An array of JSON format records.
The output of the processor is an array of records that map a chunk of data to a file. There may be multiple chunks going to the same file and there may be chunks going to many different files.
[
{
filename: '/path/to/file',
data: 'data records serialized and separated by newlines.'
}
]
Name | Description | Default | Required |
---|---|---|---|
timeseries | Set to an interval to have directories named using a date field from the data records. Options: ['daily', 'monthly', 'yearly', null] | N | |
date_field | Which field in each data record contains the date to use for timeseries. Only used if "timeseries" is also specified. | date | N |
directory | Path to use when generating the file name. | / | N |
filename | Filename to use. This is optional and is not recommended if the target is HDFS. If not specified a filename will be automatically chosen to reduce the occurence of concurrency issues when writing to HDFS. | N | |
chunk_size | Size of the data chunks. Specified in bytes.
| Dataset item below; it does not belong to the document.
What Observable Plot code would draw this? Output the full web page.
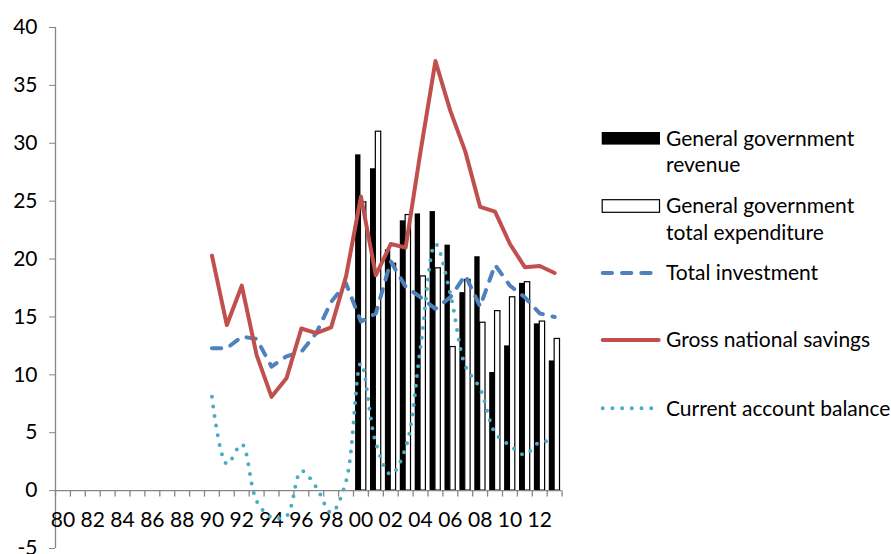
<!DOCTYPE html>
<html>
<head>
<meta charset="utf-8">
<script src="https://cdn.jsdelivr.net/npm/d3@7"></script>
<script src="https://cdn.jsdelivr.net/npm/@observablehq/plot@0.6"></script>
<style>
  html, body { margin: 0; padding: 0; background: #fff; }
  #wrap { position: relative; width: 891px; height: 554px; overflow: hidden; }
  #legend { position: absolute; left: 0; top: 0; pointer-events: none; }
</style>
</head>
<body>
<div id="wrap"></div>
<script>
// ---- Data ----
const tickYears = [1980, 1982, 1984, 1986, 1988, 1990, 1992, 1994, 1996, 1998, 2000, 2002, 2004, 2006, 2008, 2010, 2012];
const tickLabels = ["80", "82", "84", "86", "88", "90", "92", "94", "96", "98", "00", "02", "04", "06", "08", "10", "12"];
const yTicks = [-5, 0, 5, 10, 15, 20, 25, 30, 35, 40];

const barYears = [2000, 2001, 2002, 2003, 2004, 2005, 2006, 2007, 2008, 2009, 2010, 2011, 2012, 2013];
const revenue = [29.0, 27.8, 20.8, 23.3, 23.9, 24.1, 21.2, 17.1, 20.2, 10.2, 12.5, 17.9, 14.4, 11.2];
const expenditure = [24.9, 31.0, 19.6, 23.8, 18.5, 19.2, 12.4, 18.2, 14.5, 15.5, 16.7, 18.0, 14.6, 13.1];

const lineYears = [1990, 1991, 1992, 1993, 1994, 1995, 1996, 1997, 1998, 1999, 2000, 2001, 2002, 2003, 2004, 2005, 2006, 2007, 2008, 2009, 2010, 2011, 2012, 2013];
const investment = [12.3, 12.3, 13.3, 13.1, 10.7, 11.6, 12.0, 13.6, 16.3, 17.9, 14.6, 15.3, 19.8, 17.6, 16.7, 15.7, 16.7, 18.6, 15.9, 19.5, 17.7, 16.7, 15.3, 15.0];
const savings = [20.3, 14.3, 17.7, 11.7, 8.1, 9.7, 14.0, 13.6, 14.1, 18.5, 25.4, 18.6, 21.3, 21.0, 29.3, 37.1, 32.8, 29.3, 24.5, 24.1, 21.3, 19.3, 19.4, 18.8];
const currentAccount = [8.1, 2.3, 4.0, -0.9, -2.3, -2.2, 1.7, 0.3, -1.9, 0.8, 11.0, 4.1, 1.4, 3.7, 12.4, 21.3, 17.0, 10.8, 8.8, 5.0, 3.9, 3.1, 4.2, 4.2];

const categoryBounds = [1980, 1981, 1982, 1983, 1984, 1985, 1986, 1987, 1988, 1989, 1990, 1991, 1992, 1993, 1994, 1995, 1996, 1997, 1998, 1999, 2000, 2001, 2002, 2003, 2004, 2005, 2006, 2007, 2008, 2009, 2010, 2011, 2012, 2013, 2014];

const legendItems = [
  {kind: "revenue", lines: ["General government", "revenue"]},
  {kind: "expenditure", lines: ["General government", "total expenditure"]},
  {kind: "investment", lines: ["Total investment"]},
  {kind: "savings", lines: ["Gross national savings"]},
  {kind: "current", lines: ["Current account balance"]}
];

// ---- Build tables ----
const rev = barYears.map((year, i) => ({year, value: revenue[i]}));
const exp = barYears.map((year, i) => ({year, value: expenditure[i]}));
const inv = lineYears.map((year, i) => ({year, value: investment[i]}));
const sav = lineYears.map((year, i) => ({year, value: savings[i]}));
const cab = lineYears.map((year, i) => ({year, value: currentAccount[i]}));
const xLabels = tickYears.map((year, i) => ({year, label: tickLabels[i]}));

const FONT = "Lato, 'Open Sans', sans-serif";
const AXIS = "#868686";
const BLUE = "#4F81BD", RED = "#C0504D", TEAL = "#4BACC6";

const tickSymbol = { draw(context) { context.moveTo(0, 0); context.lineTo(0, 6); } };

const chart = Plot.plot({
  width: 891,
  height: 554,
  marginLeft: 55,
  marginRight: 329.4,
  marginTop: 27,
  marginBottom: 6,
  style: {fontFamily: FONT, fontSize: "21px", color: "#000", background: "#fff", overflow: "visible"},
  x: {domain: [1980, 2014], axis: null},
  y: {domain: [-5, 40], axis: null},
  marks: [
    Plot.axisY({ticks: yTicks, label: null, tickSize: 6, tickPadding: 12, stroke: AXIS, fill: "#000", fontSize: 21, tickFormat: d => d < 0 ? "-" + Math.abs(d) : String(d)}),
    Plot.ruleX([1980], {stroke: AXIS, strokeWidth: 1.3}),
    Plot.rectY(rev, {x1: d => d.year + 0.14, x2: d => d.year + 0.5, y: "value", fill: "#000"}),
    Plot.rectY(exp, {x1: d => d.year + 0.5, x2: d => d.year + 0.86, y: "value", fill: "#fff", stroke: "#000", strokeWidth: 1.2}),
    Plot.ruleY([0], {stroke: AXIS, strokeWidth: 1.3}),
    Plot.dot(categoryBounds, {x: d => d, y: 0, symbol: tickSymbol, r: 3, stroke: AXIS, fill: "none", strokeWidth: 1.3}),
    Plot.text(xLabels, {x: d => d.year + 0.5, y: 0, text: "label", dy: 30, fontSize: 21, fill: "#000"}),
    Plot.line(inv, {x: d => d.year + 0.5, y: "value", stroke: BLUE, strokeWidth: 4, strokeDasharray: "9.3,10", strokeLinecap: "round", strokeLinejoin: "round"}),
    Plot.line(sav, {x: d => d.year + 0.5, y: "value", stroke: RED, strokeWidth: 4, strokeLinejoin: "round", strokeLinecap: "round"}),
    Plot.line(cab, {x: d => d.year + 0.5, y: "value", stroke: TEAL, strokeWidth: 4, strokeDasharray: "0,9.7", strokeLinecap: "round", curve: "catmull-rom"})
  ]
});

const wrap = document.getElementById("wrap");
wrap.appendChild(chart);

// ---- Legend ----
const lg = d3.select(wrap).append("svg")
  .attr("id", "legend")
  .attr("width", 891).attr("height", 554)
  .style("font-family", FONT).style("font-size", "21px");

const rowCenters = [138.3, 206, 273, 340, 408.3];
const lineGap = 26.7;
legendItems.forEach((item, i) => {
  const cy = rowCenters[i];
  const g = lg.append("g");
  if (item.kind === "revenue") {
    g.append("rect").attr("x", 601.7).attr("y", cy - 6.3).attr("width", 58.3).attr("height", 12.6).attr("fill", "#000");
  } else if (item.kind === "expenditure") {
    g.append("rect").attr("x", 602.2).attr("y", cy - 6.3).attr("width", 57.3).attr("height", 12.6).attr("fill", "#fff").attr("stroke", "#000").attr("stroke-width", 1.2);
  } else if (item.kind === "investment") {
    g.append("line").attr("x1", 602.7).attr("x2", 660).attr("y1", cy).attr("y2", cy)
      .attr("stroke", BLUE).attr("stroke-width", 4).attr("stroke-dasharray", "9.3,10").attr("stroke-linecap", "round");
  } else if (item.kind === "savings") {
    g.append("line").attr("x1", 602.7).attr("x2", 658.7).attr("y1", cy).attr("y2", cy)
      .attr("stroke", RED).attr("stroke-width", 4).attr("stroke-linecap", "round");
  } else {
    g.append("line").attr("x1", 602.7).attr("x2", 655).attr("y1", cy).attr("y2", cy)
      .attr("stroke", TEAL).attr("stroke-width", 4).attr("stroke-dasharray", "0,9.7").attr("stroke-linecap", "round");
  }
  item.lines.forEach((t, j) => {
    g.append("text").attr("x", 666).attr("y", cy + j * lineGap).attr("dy", "0.35em").attr("fill", "#000").text(t);
  });
});
</script>
</body>
</html>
A new chunk will be created when this size is surpassed. | 50000 | N |
This just generates some random sample data and puts it into a directory in HDFS.
{
"name": "Data Generator",
"lifecycle": "persistent",
"workers": 1,
"operations": [
{
"_op": "elasticsearch_data_generator",
"size": 5000
},
{
"_op": "teraslice_file_chunker",
"timeseries": "monthly",
"date_field": "created",
"directory": "/test/directory"
},
{
"_op": "teraslice_hdfs_append"
}
]
}
Current implementation assumes incoming data is an array of JSON records so building the output data chunk consists of serializing the JSON and then joining records together with newlines.